> **Entries shown**:
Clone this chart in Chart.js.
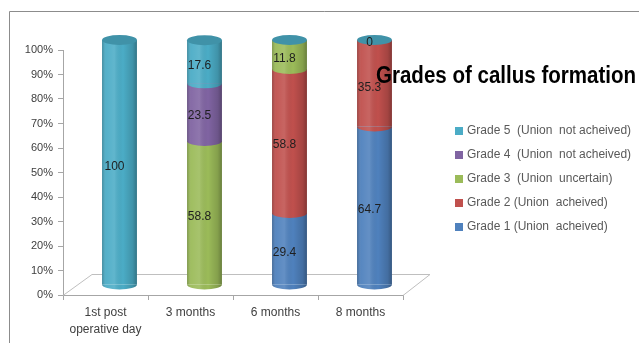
<!DOCTYPE html>
<html>
<head>
<meta charset="utf-8">
<script src="https://cdn.jsdelivr.net/npm/chart.js@4"></script>
<style>
  html, body { margin: 0; padding: 0; background: #fff; }
  #wrap { position: relative; width: 639px; height: 343px; }
</style>
</head>
<body>
<div id="wrap"><canvas id="c" width="639" height="343"></canvas></div>
<script>
// ---- data ----
const categories = [["1st post", "operative day"], "3 months", "6 months", "8 months"];
const grade1 = [null, null, 29.4, 64.7];
const grade2 = [null, null, 58.8, 35.3];
const grade3 = [null, 58.8, 11.8, null];
const grade4 = [null, 23.5, null, null];
const grade5 = [100, 17.6, null, 0];
const seriesNames = [
  "Grade 1 (Union  acheived)",
  "Grade 2 (Union  acheived)",
  "Grade 3  (Union  uncertain)",
  "Grade 4  (Union  not acheived)",
  "Grade 5  (Union  not acheived)"
];
const seriesColors = ["#4f81bd", "#c0504d", "#9bbb59", "#8064a2", "#4bacc6"];
const yTicks = [0, 10, 20, 30, 40, 50, 60, 70, 80, 90, 100];
const titleText = "Grades of callus formation";

const FONT = "'Liberation Sans', Arial, sans-serif";
const DX = 14, DY = -10, RY = 5;

function shade(hex, f) {
  const n = parseInt(hex.slice(1), 16);
  let r = (n >> 16) & 255, g = (n >> 8) & 255, b = n & 255;
  r = Math.round(r * f); g = Math.round(g * f); b = Math.round(b * f);
  return `rgb(${Math.min(255,r)},${Math.min(255,g)},${Math.min(255,b)})`;
}

function cylGrad(ctx, x, w) {
  const g = ctx.createLinearGradient(x - w / 2, 0, x + w / 2, 0);
  g.addColorStop(0, 'rgba(0,0,0,0.22)');
  g.addColorStop(0.12, 'rgba(255,255,255,0.05)');
  g.addColorStop(0.35, 'rgba(255,255,255,0.12)');
  g.addColorStop(0.6, 'rgba(0,0,0,0)');
  g.addColorStop(0.88, 'rgba(0,0,0,0.15)');
  g.addColorStop(1, 'rgba(0,0,0,0.32)');
  return g;
}

const framePlugin = {
  id: 'frame',
  beforeDraw(chart) {
    const ctx = chart.ctx;
    ctx.save();
    ctx.fillStyle = '#fff';
    ctx.fillRect(0, 0, chart.width, chart.height);
    ctx.strokeStyle = '#8c8c8c';
    ctx.lineWidth = 1;
    ctx.beginPath();
    ctx.moveTo(9.5, chart.height);
    ctx.lineTo(9.5, 11.5);
    ctx.lineTo(chart.width, 11.5);
    ctx.stroke();
    ctx.restore();
  }
};

const cylPlugin = {
  id: 'cyl',
  beforeDatasetsDraw(chart) {
    const ctx = chart.ctx;
    const ys = chart.scales.y;
    const y0 = Math.round(ys.getPixelForValue(0)) + 0.5;
    const l = chart.chartArea.left, r = chart.chartArea.right;
    // floor
    ctx.save();
    ctx.strokeStyle = '#bfbfbf';
    ctx.lineWidth = 1;
    ctx.beginPath();
    ctx.moveTo(l, y0);
    ctx.lineTo(l + 2 * DX + 1, y0 - 21);
    ctx.lineTo(r + 2 * DX - 1, y0 - 21);
    ctx.lineTo(r, y0);
    ctx.stroke();
    ctx.restore();
    ctx.save();
    ctx.translate(DX, DY);
  },
  afterDatasetsDraw(chart) {
    const ctx = chart.ctx;
    const tops = [];
    chart.data.datasets.forEach((ds, di) => {
      const meta = chart.getDatasetMeta(di);
      meta.data.forEach((el, i) => {
        const v = ds.data[i];
        if (v === null || v === undefined) return;
        const w = el.width, x = el.x;
        const top = Math.min(el.y, el.base), bot = Math.max(el.y, el.base);
        if (tops[i] === undefined || top < tops[i].y) tops[i] = { y: top, x, w };
        if (bot - top < 0.5) return;
        ctx.fillStyle = cylGrad(ctx, x, w);
        ctx.fillRect(x - w / 2, top, w, bot - top);
        ctx.beginPath();
        ctx.ellipse(x, bot, w / 2, RY, 0, 0, Math.PI);
        ctx.closePath();
        ctx.fillStyle = ds.backgroundColor;
        ctx.fill();
        ctx.fillStyle = cylGrad(ctx, x, w);
        ctx.fill();
      });
    });
    tops.forEach(t => {
      if (!t) return;
      ctx.beginPath();
      ctx.ellipse(t.x, t.y, t.w / 2, RY, 0, 0, Math.PI * 2);
      ctx.fillStyle = shade(seriesColors[4], 0.85);
      ctx.fill();
    });
    ctx.fillStyle = '#1e1e1e';
    ctx.font = '12px ' + FONT;
    ctx.textAlign = 'center';
    ctx.textBaseline = 'middle';
    chart.data.datasets.forEach((ds, di) => {
      const meta = chart.getDatasetMeta(di);
      meta.data.forEach((el, i) => {
        const v = ds.data[i];
        if (v === null || v === undefined) return;
        const top = Math.min(el.y, el.base), bot = Math.max(el.y, el.base);
        const y = bot - top < 0.5 ? top + 3 : (top + bot) / 2 + 4;
        ctx.fillText(String(v), el.x - 5, y);
      });
    });
    ctx.restore();
  }
};

const overlayPlugin = {
  id: 'overlay',
  afterDraw(chart) {
    const ctx = chart.ctx;
    ctx.save();
    ctx.font = 'bold 23px ' + FONT;
    ctx.fillStyle = '#000';
    ctx.textBaseline = 'alphabetic';
    ctx.textAlign = 'left';
    const tw = ctx.measureText(titleText).width;
    const sx = 260 / tw;
    ctx.translate(376, 83);
    ctx.scale(sx, 1);
    ctx.fillText(titleText, 0, 0);
    ctx.restore();
    ctx.save();
    ctx.font = '12px ' + FONT;
    ctx.textBaseline = 'middle';
    ctx.textAlign = 'left';
    const ys = [131, 155, 179, 203, 227];
    for (let k = 0; k < 5; k++) {
      const di = 4 - k;
      ctx.fillStyle = seriesColors[di];
      ctx.fillRect(455, ys[k] - 4, 8, 8);
      ctx.fillStyle = '#595959';
      ctx.fillText(seriesNames[di], 467, ys[k]);
    }
    ctx.restore();
  }
};

const seriesData = [grade1, grade2, grade3, grade4, grade5];
const datasets = seriesData.map((d, i) => ({
  label: seriesNames[i],
  data: d,
  backgroundColor: seriesColors[i],
  borderWidth: 0,
  barPercentage: 0.41,
  categoryPercentage: 1.0
}));

new Chart(document.getElementById('c'), {
  type: 'bar',
  data: { labels: categories, datasets },
  options: {
    responsive: false,
    animation: false,
    devicePixelRatio: 1,
    layout: { padding: { top: 50, right: 236, bottom: 0, left: 0 } },
    plugins: {
      legend: { display: false },
      title: { display: false },
      tooltip: { enabled: false }
    },
    scales: {
      x: {
        stacked: true,
        offset: true,
        grid: { drawOnChartArea: false, offset: true, tickLength: 5, color: '#a6a6a6' },
        border: { color: '#a6a6a6' },
        ticks: { color: '#404040', font: { family: FONT, size: 12, lineHeight: 1.35 }, padding: 5, maxRotation: 0, autoSkip: false },
        afterFit(s) { s.height = 48; }
      },
      y: {
        stacked: true,
        min: 0,
        max: 100,
        afterBuildTicks(s) { s.ticks = yTicks.map(v => ({ value: v })); },
        grid: { drawOnChartArea: false, tickLength: 5, color: '#a6a6a6' },
        border: { color: '#a6a6a6' },
        ticks: { color: '#404040', font: { family: FONT, size: 11 }, padding: 5, callback: v => v + '%' },
        afterFit(s) { s.width = 63; }
      }
    }
  },
  plugins: [framePlugin, cylPlugin, overlayPlugin]
});
</script>
</body>
</html>
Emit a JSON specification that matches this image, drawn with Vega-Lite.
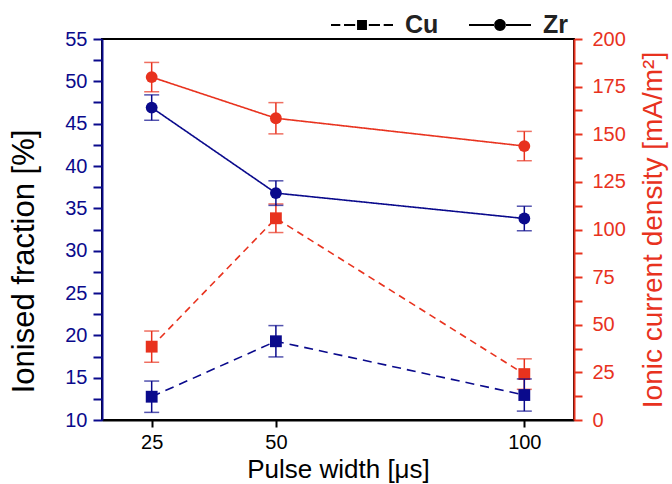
{
  "$schema": "https://vega.github.io/schema/vega-lite/v6.json",
  "width": 472,
  "height": 381,
  "autosize": "none",
  "padding": {"left": 102, "top": 39, "right": 98, "bottom": 64},
  "config": {
    "font": "Liberation Sans",
    "view": {"stroke": "black", "strokeWidth": 2},
    "axis": {"grid": false, "labelFlush": false, "labelOverlap": false}
  },
  "data": {
    "values": [
      {"pulse": 25, "m": "Zr", "q": "frac", "v": 46.9, "e": 1.5},
      {"pulse": 50, "m": "Zr", "q": "frac", "v": 36.8, "e": 1.45},
      {"pulse": 100, "m": "Zr", "q": "frac", "v": 33.8, "e": 1.45},
      {"pulse": 25, "m": "Cu", "q": "frac", "v": 12.75, "e": 1.85},
      {"pulse": 50, "m": "Cu", "q": "frac", "v": 19.3, "e": 1.85},
      {"pulse": 100, "m": "Cu", "q": "frac", "v": 12.95, "e": 1.9},
      {"pulse": 25, "m": "Zr", "q": "cur", "v": 180, "e": 7.7},
      {"pulse": 50, "m": "Zr", "q": "cur", "v": 158.4, "e": 8.2},
      {"pulse": 100, "m": "Zr", "q": "cur", "v": 143.8, "e": 7.7},
      {"pulse": 25, "m": "Cu", "q": "cur", "v": 38.5, "e": 8.2},
      {"pulse": 50, "m": "Cu", "q": "cur", "v": 105.9, "e": 7.5},
      {"pulse": 100, "m": "Cu", "q": "cur", "v": 24.1, "e": 8}
    ]
  },
  "encoding": {
    "x": {
      "field": "pulse",
      "type": "quantitative",
      "scale": {"domain": [15, 110], "nice": false, "zero": false},
      "axis": {
        "values": [25, 50, 100],
        "title": "Pulse width [μs]",
        "domainColor": "black",
        "domainWidth": 2,
        "tickColor": "black",
        "tickWidth": 2,
        "tickSize": 7,
        "labelFontSize": 20,
        "labelColor": "black",
        "labelPadding": 5,
        "titleFontSize": 26,
        "titleFontWeight": "normal",
        "titleColor": "black",
        "titlePadding": 4
      }
    }
  },
  "layer": [
    {
      "transform": [{"filter": "datum.q === 'cur'"}],
      "encoding": {
        "y": {
          "field": "v",
          "type": "quantitative",
          "scale": {"domain": [0, 200], "nice": false, "zero": false},
          "axis": {
            "orient": "right",
            "title": "Ionic current density [mA/m²]",
            "values": [0, 12.5, 25, 37.5, 50, 62.5, 75, 87.5, 100, 112.5, 125, 137.5, 150, 162.5, 175, 187.5, 200],
            "labelExpr": "datum.value % 25 === 0 ? datum.label : ''",
            "domainColor": "#e8321e",
            "domainWidth": 2,
            "tickColor": "#e8321e",
            "tickWidth": 2,
            "tickSize": 8,
            "labelColor": "#e8321e",
            "labelFontSize": 20,
            "labelPadding": 10,
            "titleColor": "#e8321e",
            "titleFontSize": 28,
            "titleFontWeight": "normal",
            "titleAngle": 270,
            "titleBaseline": "top",
            "titlePadding": 14
          }
        }
      },
      "layer": [
        {
          "mark": {"type": "errorbar", "color": "#e8321e", "thickness": 1.5, "ticks": {"size": 15, "thickness": 1.5}},
          "encoding": {"yError": {"field": "e"}}
        },
        {
          "mark": {"type": "line", "color": "#e8321e", "strokeWidth": 1.6},
          "encoding": {
            "detail": {"field": "m"},
            "strokeDash": {"field": "m", "type": "nominal", "scale": {"domain": ["Cu", "Zr"], "range": [[7, 5], [1, 0]]}, "legend": null}
          }
        },
        {
          "mark": {"type": "point", "filled": true, "color": "#e8321e", "opacity": 1, "size": 140},
          "encoding": {
            "shape": {"field": "m", "type": "nominal", "scale": {"domain": ["Cu", "Zr"], "range": ["square", "circle"]}, "legend": null}
          }
        }
      ]
    },
    {
      "transform": [{"filter": "datum.q === 'frac'"}],
      "encoding": {
        "y": {
          "field": "v",
          "type": "quantitative",
          "scale": {"domain": [10, 55], "nice": false, "zero": false},
          "axis": {
            "orient": "left",
            "title": "Ionised fraction [%]",
            "values": [10, 12.5, 15, 17.5, 20, 22.5, 25, 27.5, 30, 32.5, 35, 37.5, 40, 42.5, 45, 47.5, 50, 52.5, 55],
            "labelExpr": "datum.value % 5 === 0 ? datum.label : ''",
            "domainColor": "#0a0a8c",
            "domainWidth": 2,
            "tickColor": "#0a0a8c",
            "tickWidth": 2,
            "tickSize": 9,
            "labelColor": "#0a0a8c",
            "labelFontSize": 20,
            "labelPadding": 6,
            "titleColor": "black",
            "titleFontSize": 31,
            "titleFontWeight": "normal",
            "titlePadding": 24,
            "titleY": 222
          }
        }
      },
      "layer": [
        {
          "mark": {"type": "errorbar", "color": "#0a0a8c", "thickness": 1.5, "ticks": {"size": 15, "thickness": 1.5}},
          "encoding": {"yError": {"field": "e"}}
        },
        {
          "mark": {"type": "line", "color": "#0a0a8c", "strokeWidth": 1.6},
          "encoding": {
            "detail": {"field": "m"},
            "strokeDash": {"field": "m", "type": "nominal", "scale": {"domain": ["Cu", "Zr"], "range": [[9, 6], [1, 0]]}, "legend": null}
          }
        },
        {
          "mark": {"type": "point", "filled": true, "color": "#0a0a8c", "opacity": 1, "size": 140},
          "encoding": {
            "shape": {"field": "m", "type": "nominal", "scale": {"domain": ["Cu", "Zr"], "range": ["square", "circle"]}, "legend": null}
          }
        }
      ]
    },
    {
      "transform": [{"filter": "datum.q === 'frac'"}],
      "mark": {"type": "point", "filled": true, "color": "black", "opacity": 0},
      "encoding": {
        "shape": {
          "field": "m",
          "type": "nominal",
          "scale": {
            "domain": ["Cu", "Zr"],
            "range": [
              "M-1,-0.035H-0.7V0.035H-1Z M-0.58,-0.035H-0.22V0.035H-0.58Z M-0.16,-0.16H0.16V0.16H-0.16Z M0.22,-0.035H0.58V0.035H0.22Z M0.7,-0.035H1V0.035H0.7Z",
              "M-1,-0.035H-0.18V0.035H-1Z M0.18,-0.035H1V0.035H0.18Z M-0.19,0A0.19,0.19 0 1,0 0.19,0A0.19,0.19 0 1,0 -0.19,0Z"
            ]
          },
          "legend": {
            "title": null,
            "orient": "none",
            "legendX": 229,
            "legendY": -45,
            "direction": "horizontal",
            "padding": 0,
            "symbolSize": 3844,
            "symbolOpacity": 1,
            "symbolFillColor": "black",
            "symbolStrokeWidth": 0,
            "labelFont": "Liberation Sans",
            "labelFontSize": 25,
            "labelFontWeight": "bold",
            "labelColor": "#222222",
            "labelOffset": 12,
            "columnPadding": 30
          }
        }
      }
    }
  ],
  "resolve": {"scale": {"y": "independent", "shape": "independent", "strokeDash": "independent"}}
}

> **Given problem**: From the first line above to the line containing "const DX = 14, DY = -10, RY = 5;", repeat each line exactly. Pictures stay out.

> **Written answer**:
Clone this chart in Chart.js.
<!DOCTYPE html>
<html>
<head>
<meta charset="utf-8">
<script src="https://cdn.jsdelivr.net/npm/chart.js@4"></script>
<style>
  html, body { margin: 0; padding: 0; background: #fff; }
  #wrap { position: relative; width: 639px; height: 343px; }
</style>
</head>
<body>
<div id="wrap"><canvas id="c" width="639" height="343"></canvas></div>
<script>
// ---- data ----
const categories = [["1st post", "operative day"], "3 months", "6 months", "8 months"];
const grade1 = [null, null, 29.4, 64.7];
const grade2 = [null, null, 58.8, 35.3];
const grade3 = [null, 58.8, 11.8, null];
const grade4 = [null, 23.5, null, null];
const grade5 = [100, 17.6, null, 0];
const seriesNames = [
  "Grade 1 (Union  acheived)",
  "Grade 2 (Union  acheived)",
  "Grade 3  (Union  uncertain)",
  "Grade 4  (Union  not acheived)",
  "Grade 5  (Union  not acheived)"
];
const seriesColors = ["#4f81bd", "#c0504d", "#9bbb59", "#8064a2", "#4bacc6"];
const yTicks = [0, 10, 20, 30, 40, 50, 60, 70, 80, 90, 100];
const titleText = "Grades of callus formation";

const FONT = "'Liberation Sans', Arial, sans-serif";
const DX = 14, DY = -10, RY = 5;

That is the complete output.